Read the data and repeat it in full, exactly.

**DATA SHOWN:**
===
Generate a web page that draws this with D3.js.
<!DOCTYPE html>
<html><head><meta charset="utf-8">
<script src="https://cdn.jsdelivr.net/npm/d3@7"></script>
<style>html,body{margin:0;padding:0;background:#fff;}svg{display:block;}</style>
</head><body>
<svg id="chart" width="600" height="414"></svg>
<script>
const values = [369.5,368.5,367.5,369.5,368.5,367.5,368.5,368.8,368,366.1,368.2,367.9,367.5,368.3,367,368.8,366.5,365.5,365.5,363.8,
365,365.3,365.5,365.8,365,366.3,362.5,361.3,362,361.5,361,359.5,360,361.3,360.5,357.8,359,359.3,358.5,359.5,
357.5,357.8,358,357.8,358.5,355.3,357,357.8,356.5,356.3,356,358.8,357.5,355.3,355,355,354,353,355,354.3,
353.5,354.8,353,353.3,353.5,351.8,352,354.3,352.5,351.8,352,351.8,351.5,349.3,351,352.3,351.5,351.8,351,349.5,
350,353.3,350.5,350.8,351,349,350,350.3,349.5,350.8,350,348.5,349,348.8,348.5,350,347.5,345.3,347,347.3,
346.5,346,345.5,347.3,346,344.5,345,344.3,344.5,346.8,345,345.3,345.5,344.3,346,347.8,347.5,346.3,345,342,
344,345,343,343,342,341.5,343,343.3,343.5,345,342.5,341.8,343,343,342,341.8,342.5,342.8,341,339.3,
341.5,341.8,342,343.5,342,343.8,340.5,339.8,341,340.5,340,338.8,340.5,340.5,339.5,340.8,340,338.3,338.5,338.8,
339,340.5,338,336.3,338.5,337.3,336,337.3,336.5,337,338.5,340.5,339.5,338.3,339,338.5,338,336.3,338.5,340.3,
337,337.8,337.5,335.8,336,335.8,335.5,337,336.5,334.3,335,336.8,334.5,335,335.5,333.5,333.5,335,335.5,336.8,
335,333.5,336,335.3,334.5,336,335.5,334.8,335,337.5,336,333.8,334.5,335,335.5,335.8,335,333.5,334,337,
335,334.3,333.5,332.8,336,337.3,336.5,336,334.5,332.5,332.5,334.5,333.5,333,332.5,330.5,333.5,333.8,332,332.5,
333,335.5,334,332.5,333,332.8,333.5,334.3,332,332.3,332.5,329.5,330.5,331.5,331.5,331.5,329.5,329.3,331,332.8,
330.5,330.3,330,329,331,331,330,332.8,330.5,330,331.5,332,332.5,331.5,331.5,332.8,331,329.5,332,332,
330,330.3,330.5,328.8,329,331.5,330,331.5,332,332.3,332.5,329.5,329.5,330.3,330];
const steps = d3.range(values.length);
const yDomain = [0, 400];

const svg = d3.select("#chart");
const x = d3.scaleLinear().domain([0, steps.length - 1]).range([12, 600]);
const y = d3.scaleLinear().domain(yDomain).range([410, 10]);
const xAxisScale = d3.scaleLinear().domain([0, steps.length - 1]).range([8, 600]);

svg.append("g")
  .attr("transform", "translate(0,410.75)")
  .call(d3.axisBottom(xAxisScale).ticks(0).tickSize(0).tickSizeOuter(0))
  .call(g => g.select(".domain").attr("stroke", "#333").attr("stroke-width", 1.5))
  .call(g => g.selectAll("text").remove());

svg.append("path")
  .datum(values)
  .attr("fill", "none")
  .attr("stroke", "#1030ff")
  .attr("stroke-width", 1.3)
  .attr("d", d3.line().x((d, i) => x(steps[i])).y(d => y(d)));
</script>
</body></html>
===
**REPLY:**
Generate a web page that draws this with D3.js.
<!DOCTYPE html>
<html><head><meta charset="utf-8">
<script src="https://cdn.jsdelivr.net/npm/d3@7"></script>
<style>html,body{margin:0;padding:0;background:#fff;}svg{display:block;}</style>
</head><body>
<svg id="chart" width="600" height="414"></svg>
<script>
const values = [369.5,368.5,367.5,369.5,368.5,367.5,368.5,368.8,368,366.1,368.2,367.9,367.5,368.3,367,368.8,366.5,365.5,365.5,363.8,
365,365.3,365.5,365.8,365,366.3,362.5,361.3,362,361.5,361,359.5,360,361.3,360.5,357.8,359,359.3,358.5,359.5,
357.5,357.8,358,357.8,358.5,355.3,357,357.8,356.5,356.3,356,358.8,357.5,355.3,355,355,354,353,355,354.3,
353.5,354.8,353,353.3,353.5,351.8,352,354.3,352.5,351.8,352,351.8,351.5,349.3,351,352.3,351.5,351.8,351,349.5,
350,353.3,350.5,350.8,351,349,350,350.3,349.5,350.8,350,348.5,349,348.8,348.5,350,347.5,345.3,347,347.3,
346.5,346,345.5,347.3,346,344.5,345,344.3,344.5,346.8,345,345.3,345.5,344.3,346,347.8,347.5,346.3,345,342,
344,345,343,343,342,341.5,343,343.3,343.5,345,342.5,341.8,343,343,342,341.8,342.5,342.8,341,339.3,
341.5,341.8,342,343.5,342,343.8,340.5,339.8,341,340.5,340,338.8,340.5,340.5,339.5,340.8,340,338.3,338.5,338.8,
339,340.5,338,336.3,338.5,337.3,336,337.3,336.5,337,338.5,340.5,339.5,338.3,339,338.5,338,336.3,338.5,340.3,
337,337.8,337.5,335.8,336,335.8,335.5,337,336.5,334.3,335,336.8,334.5,335,335.5,333.5,333.5,335,335.5,336.8,
335,333.5,336,335.3,334.5,336,335.5,334.8,335,337.5,336,333.8,334.5,335,335.5,335.8,335,333.5,334,337,
335,334.3,333.5,332.8,336,337.3,336.5,336,334.5,332.5,332.5,334.5,333.5,333,332.5,330.5,333.5,333.8,332,332.5,
333,335.5,334,332.5,333,332.8,333.5,334.3,332,332.3,332.5,329.5,330.5,331.5,331.5,331.5,329.5,329.3,331,332.8,
330.5,330.3,330,329,331,331,330,332.8,330.5,330,331.5,332,332.5,331.5,331.5,332.8,331,329.5,332,332,
330,330.3,330.5,328.8,329,331.5,330,331.5,332,332.3,332.5,329.5,329.5,330.3,330];
const steps = d3.range(values.length);
const yDomain = [0, 400];

const svg = d3.select("#chart");
const x = d3.scaleLinear().domain([0, steps.length - 1]).range([12, 600]);
const y = d3.scaleLinear().domain(yDomain).range([410, 10]);
const xAxisScale = d3.scaleLinear().domain([0, steps.length - 1]).range([8, 600]);

svg.append("g")
  .attr("transform", "translate(0,410.75)")
  .call(d3.axisBottom(xAxisScale).ticks(0).tickSize(0).tickSizeOuter(0))
  .call(g => g.select(".domain").attr("stroke", "#333").attr("stroke-width", 1.5))
  .call(g => g.selectAll("text").remove());

svg.append("path")
  .datum(values)
  .attr("fill", "none")
  .attr("stroke", "#1030ff")
  .attr("stroke-width", 1.3)
  .attr("d", d3.line().x((d, i) => x(steps[i])).y(d => y(d)));
</script>
</body></html>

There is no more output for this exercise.